= Sei Soga =

Japanese activist and community leader in Hawaii

Sei Tanizawa Soga (相賀誠, Soga Sei) was a Japanese activist and community leader in Hawaii. Her penname was Shigano Urako.

== Early life ==
Soga was born Sei Tanizawa on September 30, 1882 in Fukui prefecture, Japan. She was one of four children born to Ryuzo Tanizawa and his wife, Yasu. The family moved to Otsu in 1887. Soga's mother and brother died when she was eleven years old, so she took on the responsibility of managing a household at a young age. She graduated from high school in 1898. During high school she also helped in her father's campaign to be elected to the Diet. Once he was voted in, she went to Tokyo with him when the Diet was in session.

== Hawaii ==
Soga married Yasutaro Soga on January 9, 1911. After arriving in Honolulu later that year, Soga joined several social organizations including the Japanese Women's Society, the Women's Christian Temperance Union, and the Pan-Pacific Women's Organization. As part of the Japanese Women's Society, Soga served as head of the committee that supervised the organization's kindergarten for Japanese children born in Hawaii. Soga's husband was a prominent social figure, so she frequently entertained esteemed visitors like Hideki Yukawa and Shoji Hamada.

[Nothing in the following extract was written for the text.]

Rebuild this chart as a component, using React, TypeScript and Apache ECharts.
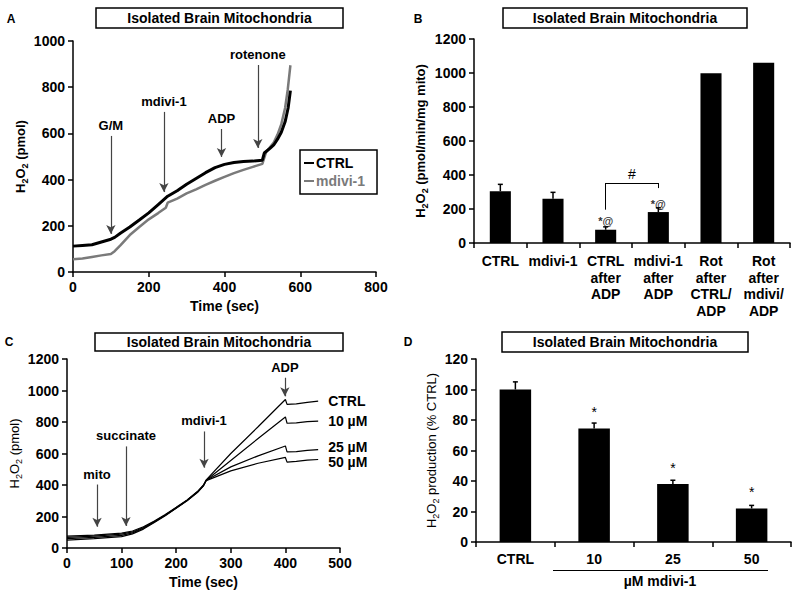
import { useEffect, useRef } from 'react';
import * as echarts from 'echarts';

const FONT = '"Liberation Sans", Arial, sans-serif';

// ---------- Panel A ----------
const ctrlA: number[][] = [[0,112],[25,115],[50,118],[75,130],[100,142],[110,150],[125,168],[150,195],[175,225],[200,256],[225,292],[250,328],[275,352],[300,380],[325,405],[350,430],[375,452],[400,466],[425,474],[450,478],[475,480],[500,484],[505,515],[520,535],[530,550],[540,575],[550,605],[560,650],[568,710],[574,785]];
const mdiviA: number[][] = [[0,55],[25,58],[50,65],[75,72],[100,78],[110,90],[125,115],[150,160],[175,195],[200,228],[225,255],[245,278],[250,300],[275,318],[300,340],[325,358],[350,377],[375,395],[400,412],[425,428],[450,442],[475,455],[500,468],[510,520],[520,540],[530,560],[540,595],[550,640],[560,710],[567,790],[574,895]];
const arrowsA = [
  { label: 'G/M', x: 100, from: 589, to: 165 },
  { label: 'mdivi-1', x: 240, from: 693, to: 346 },
  { label: 'ADP', x: 392, from: 619, to: 498 },
  { label: 'rotenone', x: 488, from: 896, to: 537 },
];

// ---------- Panel B ----------
const catB = ['CTRL', 'mdivi-1', 'CTRL\nafter\nADP', 'mdivi-1\nafter\nADP', 'Rot\nafter\nCTRL/\nADP', 'Rot\nafter\nmdivi/\nADP'];
const valB = [305, 260, 78, 182, 998, 1060];
const errB = [40, 38, 17, 25, 0, 0];
const sigB = ['', '', '*@', '*@', '', ''];
const bracketB = { left: 2, right: 3, leftFrom: 196, rightTo: 323, top: 353, label: '#' };

// ---------- Panel C ----------
const cCtrl: number[][] = [[0,75],[50,82],[100,95],[120,108],[140,135],[160,172],[180,212],[200,258],[220,305],[240,362],[250,400],[255,432],[300,600],[350,770],[400,943],[403,912],[420,915],[440,925],[460,932]];
const c10: number[][] = [[0,68],[50,76],[100,88],[120,102],[140,130],[160,168],[180,210],[200,256],[220,304],[240,360],[250,398],[255,430],[300,555],[350,695],[400,832],[403,792],[420,795],[440,802],[460,805]];
const c25: number[][] = [[0,60],[50,68],[100,80],[120,96],[140,125],[160,165],[180,208],[200,254],[220,302],[240,358],[250,396],[255,430],[300,515],[350,585],[400,648],[403,610],[420,612],[440,620],[460,625]];
const c50: number[][] = [[0,50],[50,60],[100,72],[120,90],[140,120],[160,162],[180,205],[200,252],[220,300],[240,356],[250,395],[255,428],[300,490],[350,538],[400,575],[403,545],[420,550],[440,558],[460,562]];
const seriesC = [
  { name: 'CTRL', data: cCtrl },
  { name: '10 µM', data: c10 },
  { name: '25 µM', data: c25 },
  { name: '50 µM', data: c50 },
];
const arrowsC = [
  { label: 'mito', x: 55, from: 403, to: 135 },
  { label: 'succinate', x: 108, from: 645, to: 140 },
  { label: 'mdivi-1', x: 251, from: 740, to: 510 },
  { label: 'ADP', x: 399, from: 1081, to: 963 },
];

// ---------- Panel D ----------
const catD = ['CTRL', '10', '25', '50'];
const valD = [100, 74.5, 38, 22];
const errD = [5, 3.5, 2.5, 2];
const sigD = ['', '*', '*', '*'];

const plain = (v: number) => String(v);

const axisCommon = {
  axisLine: { show: true, lineStyle: { color: '#000', width: 1.5 } },
  axisTick: { show: true, length: 5, lineStyle: { color: '#000', width: 1.5 } },
  axisLabel: { color: '#000', fontWeight: 'bold', fontSize: 14, fontFamily: FONT },
  splitLine: { show: false },
};

const yName = (text: string, bold: boolean) => ({
  name: text,
  nameLocation: 'middle',
  nameRotate: 90,
  nameTextStyle: {
    color: '#000', fontSize: 13, fontWeight: bold ? 'bold' : 'normal', fontFamily: FONT, lineHeight: 18,
    rich: { sub: { fontSize: 9, fontWeight: bold ? 'bold' : 'normal', fontFamily: FONT, verticalAlign: 'bottom', color: '#000' } },
  },
});

const arrowMarkLine = (arrows: { label: string; x: number; from: number; to: number }[]) => ({
  silent: true,
  symbol: ['none', 'arrow'],
  symbolSize: [7, 9],
  lineStyle: { color: '#444', width: 1.2, type: 'solid' },
  label: { show: true, position: 'start', distance: 4, formatter: (p: any) => p.name, color: '#000', fontWeight: 'bold', fontSize: 13, fontFamily: FONT },
  emphasis: { disabled: true },
  data: arrows.map((a) => [
    { name: a.label, coord: [a.x, a.from] },
    { coord: [a.x, a.to] },
  ]),
});

const errorRender = (params: any, api: any) => {
  const x = api.value(0);
  const v = api.value(1);
  const e = api.value(2);
  if (!e) return null;
  const p1 = api.coord([x, v]);
  const p2 = api.coord([x, v + e]);
  return {
    type: 'group',
    children: [
      { type: 'line', shape: { x1: p1[0], y1: p1[1], x2: p2[0], y2: p2[1] }, style: { stroke: '#000', lineWidth: 1.5 } },
      { type: 'line', shape: { x1: p2[0] - 2.5, y1: p2[1], x2: p2[0] + 2.5, y2: p2[1] }, style: { stroke: '#000', lineWidth: 1.5 } },
    ],
  };
};

const titleBox = (x: number, y: number, w: number, h: number) => ({
  type: 'group',
  children: [
    { type: 'rect', shape: { x, y, width: w, height: h }, style: { fill: '#fff', stroke: '#000', lineWidth: 1.5 } },
    { type: 'text', x: x + w / 2, y: y + h / 2, style: { text: 'Isolated Brain Mitochondria', fill: '#000', font: `bold 14px ${FONT}`, textAlign: 'center', textVerticalAlign: 'middle' } },
  ],
});

const letter = (t: string, x: number, y: number) => ({
  type: 'text', x, y, style: { text: t, fill: '#000', font: `bold 12px ${FONT}`, textAlign: 'center', textVerticalAlign: 'middle' },
});

const endOffsets = [[0, 0], [0, 0], [0, -3], [0, 3]];

const option: any = {
  animation: false,
  backgroundColor: '#fff',
  textStyle: { fontFamily: FONT },
  grid: [
    { left: 73, top: 41, width: 303, height: 231 },
    { left: 474, top: 39, width: 316, height: 204 },
    { left: 67, top: 359, width: 273, height: 189 },
    { left: 476, top: 359, width: 315, height: 183 },
  ],
  legend: {
    data: [
      { name: 'CTRL', textStyle: { color: '#000' } },
      { name: 'mdivi-1', textStyle: { color: '#7a7a7a' } },
    ],
    left: 300, top: 150, orient: 'vertical', itemGap: 4, itemWidth: 10, itemHeight: 2, icon: 'rect',
    borderColor: '#000', borderWidth: 1.5, padding: [6, 12, 6, 4],
    textStyle: { fontWeight: 'bold', fontSize: 14, fontFamily: FONT, padding: [0, 0, 0, -3] },
  },
  xAxis: [
    { ...axisCommon, gridIndex: 0, type: 'value', min: 0, max: 800, interval: 200, name: 'Time (sec)', nameLocation: 'middle', nameGap: 27,
      nameTextStyle: { color: '#000', fontWeight: 'bold', fontSize: 14, fontFamily: FONT }, axisLabel: { ...axisCommon.axisLabel, margin: 8, formatter: plain } },
    { ...axisCommon, gridIndex: 1, type: 'category', data: catB, axisLabel: { ...axisCommon.axisLabel, interval: 0, lineHeight: 16.5, margin: 10 } },
    { ...axisCommon, gridIndex: 2, type: 'value', min: 0, max: 500, interval: 100, name: 'Time (sec)', nameLocation: 'middle', nameGap: 27,
      nameTextStyle: { color: '#000', fontWeight: 'bold', fontSize: 14, fontFamily: FONT }, axisLabel: { ...axisCommon.axisLabel, margin: 8, formatter: plain } },
    { ...axisCommon, gridIndex: 3, type: 'category', data: catD, axisLabel: { ...axisCommon.axisLabel, interval: 0, margin: 10 } },
  ],
  yAxis: [
    { ...axisCommon, gridIndex: 0, type: 'value', min: 0, max: 1000, interval: 200, axisLabel: { ...axisCommon.axisLabel, formatter: plain }, ...yName('H{sub|2}O{sub|2} (pmol)', true), nameGap: 43 },
    { ...axisCommon, gridIndex: 1, type: 'value', min: 0, max: 1200, interval: 200, axisLabel: { ...axisCommon.axisLabel, formatter: plain }, ...yName('H{sub|2}O{sub|2} (pmol/min/mg mito)', true), nameGap: 45 },
    { ...axisCommon, gridIndex: 2, type: 'value', min: 0, max: 1200, interval: 200, axisLabel: { ...axisCommon.axisLabel, formatter: plain }, ...yName('H{sub|2}O{sub|2} (pmol)', false), nameGap: 42 },
    { ...axisCommon, gridIndex: 3, type: 'value', min: 0, max: 120, interval: 20, axisLabel: { ...axisCommon.axisLabel, formatter: plain }, ...yName('H{sub|2}O{sub|2} production (% CTRL)', false), nameGap: 35 },
  ],
  series: [
    // Panel A
    { name: 'mdivi-1', type: 'line', xAxisIndex: 0, yAxisIndex: 0, data: mdiviA, showSymbol: false, color: '#7a7a7a', lineStyle: { width: 2.5, color: '#7a7a7a' } },
    { name: 'CTRL', type: 'line', xAxisIndex: 0, yAxisIndex: 0, data: ctrlA, showSymbol: false, color: '#000', lineStyle: { width: 3, color: '#000' }, markLine: arrowMarkLine(arrowsA) },
    // Panel B
    { name: 'B', type: 'bar', xAxisIndex: 1, yAxisIndex: 1, data: valB, barWidth: '40%', itemStyle: { color: '#000' },
      label: { show: true, position: 'top', distance: 3, formatter: (p: any) => sigB[p.dataIndex], color: '#333', fontSize: 11, fontWeight: 'bold', fontFamily: FONT },
      markLine: {
        silent: true, symbol: ['none', 'none'], lineStyle: { color: '#000', width: 1, type: 'solid' },
        label: { show: true, position: 'middle', distance: 2, formatter: (p: any) => p.name, color: '#000', fontSize: 14, fontFamily: FONT },
        data: [
          [{ name: '', coord: [bracketB.left, bracketB.leftFrom] }, { coord: [bracketB.left, bracketB.top] }],
          [{ name: bracketB.label, coord: [bracketB.left, bracketB.top] }, { coord: [bracketB.right, bracketB.top] }],
          [{ name: '', coord: [bracketB.right, bracketB.top] }, { coord: [bracketB.right, bracketB.rightTo] }],
        ],
      } },
    { name: 'B-err', type: 'custom', xAxisIndex: 1, yAxisIndex: 1, renderItem: errorRender, data: valB.map((v, i) => [i, v, errB[i]]), encode: { x: 0, y: 1 }, z: 5 },
    // Panel C
    ...seriesC.map((s, i) => ({
      name: 'C-' + s.name, type: 'line', xAxisIndex: 2, yAxisIndex: 2, data: s.data, showSymbol: false, color: '#000',
      lineStyle: { width: 1.2, color: '#000' },
      endLabel: { show: true, formatter: () => s.name, distance: 10, offset: endOffsets[i], color: '#000', fontWeight: 'bold', fontSize: 14, fontFamily: FONT },
      markLine: i === 0 ? arrowMarkLine(arrowsC) : undefined,
    })),
    // Panel D
    { name: 'D', type: 'bar', xAxisIndex: 3, yAxisIndex: 3, data: valD, barWidth: '40%', itemStyle: { color: '#000' },
      label: { show: true, position: 'top', distance: 9, formatter: (p: any) => sigD[p.dataIndex], color: '#000', fontSize: 14, fontFamily: FONT } },
    { name: 'D-err', type: 'custom', xAxisIndex: 3, yAxisIndex: 3, renderItem: errorRender, data: valD.map((v, i) => [i, v, errD[i]]), encode: { x: 0, y: 1 }, z: 5 },
  ],
  graphic: [
    titleBox(96, 8, 247, 20),
    titleBox(503, 8, 244, 20),
    titleBox(95, 333, 248, 18),
    titleBox(502, 332, 246, 20),
    letter('A', 11, 19),
    letter('B', 418, 19),
    letter('C', 9, 342),
    letter('D', 408, 342),
    { type: 'line', shape: { x1: 553, y1: 570.5, x2: 768, y2: 570.5 }, style: { stroke: '#000', lineWidth: 1.2 } },
    { type: 'text', x: 660, y: 581, style: { text: 'µM mdivi-1', fill: '#000', font: `bold 14px ${FONT}`, textAlign: 'center', textVerticalAlign: 'middle' } },
  ],
};

export default function App() {
  const ref = useRef<HTMLDivElement>(null);
  useEffect(() => {
    document.body.style.margin = '0';
    const chart = echarts.init(ref.current!, null, { renderer: 'svg' });
    chart.setOption(option);
    return () => chart.dispose();
  }, []);
  return <div ref={ref} style={{ width: 800, height: 598 }} />;
}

During World War II, when Yasutaro was incarcerated on the continent for four years, Soga volunteered with the American Red Cross and helped Shigeo, Yasutaro's son from his first marriage, manage the Hawaii Times.

Soga was well-known for her outspoken personality and commitment to Japanese traditions. While she assimilated into American society, she maintained her Japanese New Years' traditions, acted as a nakōdo for young couples, and had Shigeo and his wife live with her after they married. She and Yasutaro were also members of a local noh chanting group and a tanka poetry club. Soga wrote under the penname .

Soga became an American citizen in 1954. She was awarded the Order of the Sacred Treasure in 1968 for her leadership in Hawaii's Japanese community. She died in Honolulu on August 8, 1970.